● **RECORDED DATA**
--- START ---
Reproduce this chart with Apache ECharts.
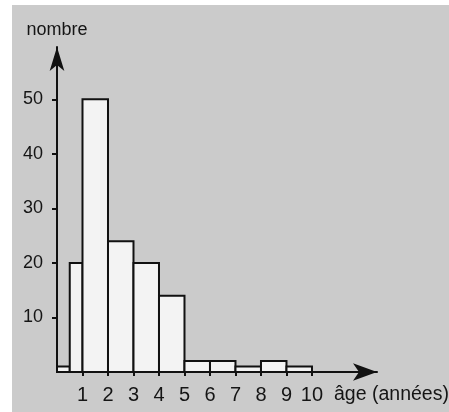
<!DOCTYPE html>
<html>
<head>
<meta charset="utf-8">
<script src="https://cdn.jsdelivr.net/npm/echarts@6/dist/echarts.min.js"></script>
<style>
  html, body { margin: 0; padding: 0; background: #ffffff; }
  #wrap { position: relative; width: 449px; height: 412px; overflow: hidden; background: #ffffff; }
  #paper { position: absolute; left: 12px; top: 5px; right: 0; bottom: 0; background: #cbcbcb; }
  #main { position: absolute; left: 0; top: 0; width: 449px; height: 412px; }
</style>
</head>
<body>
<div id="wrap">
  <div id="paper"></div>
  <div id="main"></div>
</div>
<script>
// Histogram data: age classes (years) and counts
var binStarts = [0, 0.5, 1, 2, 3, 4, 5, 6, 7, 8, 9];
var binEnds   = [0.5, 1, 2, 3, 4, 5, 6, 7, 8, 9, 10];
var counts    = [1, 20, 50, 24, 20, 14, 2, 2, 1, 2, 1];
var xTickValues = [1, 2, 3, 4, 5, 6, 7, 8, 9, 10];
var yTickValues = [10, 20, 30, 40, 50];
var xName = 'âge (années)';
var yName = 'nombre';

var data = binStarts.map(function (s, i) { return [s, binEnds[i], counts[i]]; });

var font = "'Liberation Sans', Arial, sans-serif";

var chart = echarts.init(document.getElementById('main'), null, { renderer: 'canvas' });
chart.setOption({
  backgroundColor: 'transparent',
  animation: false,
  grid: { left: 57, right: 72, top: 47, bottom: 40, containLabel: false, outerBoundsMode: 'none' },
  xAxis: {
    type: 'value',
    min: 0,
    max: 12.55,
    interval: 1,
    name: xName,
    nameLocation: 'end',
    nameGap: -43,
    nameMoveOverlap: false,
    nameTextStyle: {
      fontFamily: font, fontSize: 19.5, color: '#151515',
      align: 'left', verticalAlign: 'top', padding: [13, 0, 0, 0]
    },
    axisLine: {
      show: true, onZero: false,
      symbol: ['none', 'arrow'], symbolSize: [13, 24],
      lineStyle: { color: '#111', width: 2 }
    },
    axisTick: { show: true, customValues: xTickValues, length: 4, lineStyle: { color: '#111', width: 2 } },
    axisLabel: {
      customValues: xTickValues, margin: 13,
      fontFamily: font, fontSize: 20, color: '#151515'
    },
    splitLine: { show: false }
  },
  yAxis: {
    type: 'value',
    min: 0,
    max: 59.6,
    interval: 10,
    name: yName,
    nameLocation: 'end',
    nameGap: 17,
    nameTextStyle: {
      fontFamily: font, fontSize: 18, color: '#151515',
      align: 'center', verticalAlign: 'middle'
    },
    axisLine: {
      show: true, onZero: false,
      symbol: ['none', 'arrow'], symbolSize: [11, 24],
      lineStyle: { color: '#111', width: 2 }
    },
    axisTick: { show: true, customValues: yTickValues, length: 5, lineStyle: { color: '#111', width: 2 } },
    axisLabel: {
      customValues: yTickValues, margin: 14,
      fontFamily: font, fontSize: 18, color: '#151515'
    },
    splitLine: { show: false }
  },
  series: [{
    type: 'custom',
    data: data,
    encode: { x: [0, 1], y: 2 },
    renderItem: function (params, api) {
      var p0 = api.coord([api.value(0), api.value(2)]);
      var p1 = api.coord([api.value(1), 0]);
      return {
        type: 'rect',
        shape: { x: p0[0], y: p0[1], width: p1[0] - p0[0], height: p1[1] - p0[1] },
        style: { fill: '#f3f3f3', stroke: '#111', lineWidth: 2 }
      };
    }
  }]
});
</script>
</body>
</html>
--- END ---
● **WHAT IS BEING ASKED**
Write out again exactly the lines from the start of the data above through the line containing "var data = binStarts.map(function", inclusive, excluding any pictures.

● **TASK OUTPUT**
Reproduce this chart with Apache ECharts.
<!DOCTYPE html>
<html>
<head>
<meta charset="utf-8">
<script src="https://cdn.jsdelivr.net/npm/echarts@6/dist/echarts.min.js"></script>
<style>
  html, body { margin: 0; padding: 0; background: #ffffff; }
  #wrap { position: relative; width: 449px; height: 412px; overflow: hidden; background: #ffffff; }
  #paper { position: absolute; left: 12px; top: 5px; right: 0; bottom: 0; background: #cbcbcb; }
  #main { position: absolute; left: 0; top: 0; width: 449px; height: 412px; }
</style>
</head>
<body>
<div id="wrap">
  <div id="paper"></div>
  <div id="main"></div>
</div>
<script>
// Histogram data: age classes (years) and counts
var binStarts = [0, 0.5, 1, 2, 3, 4, 5, 6, 7, 8, 9];
var binEnds   = [0.5, 1, 2, 3, 4, 5, 6, 7, 8, 9, 10];
var counts    = [1, 20, 50, 24, 20, 14, 2, 2, 1, 2, 1];
var xTickValues = [1, 2, 3, 4, 5, 6, 7, 8, 9, 10];
var yTickValues = [10, 20, 30, 40, 50];
var xName = 'âge (années)';
var yName = 'nombre';

var data = binStarts.map(function (s, i) { return [s, binEnds[i], counts[i]]; });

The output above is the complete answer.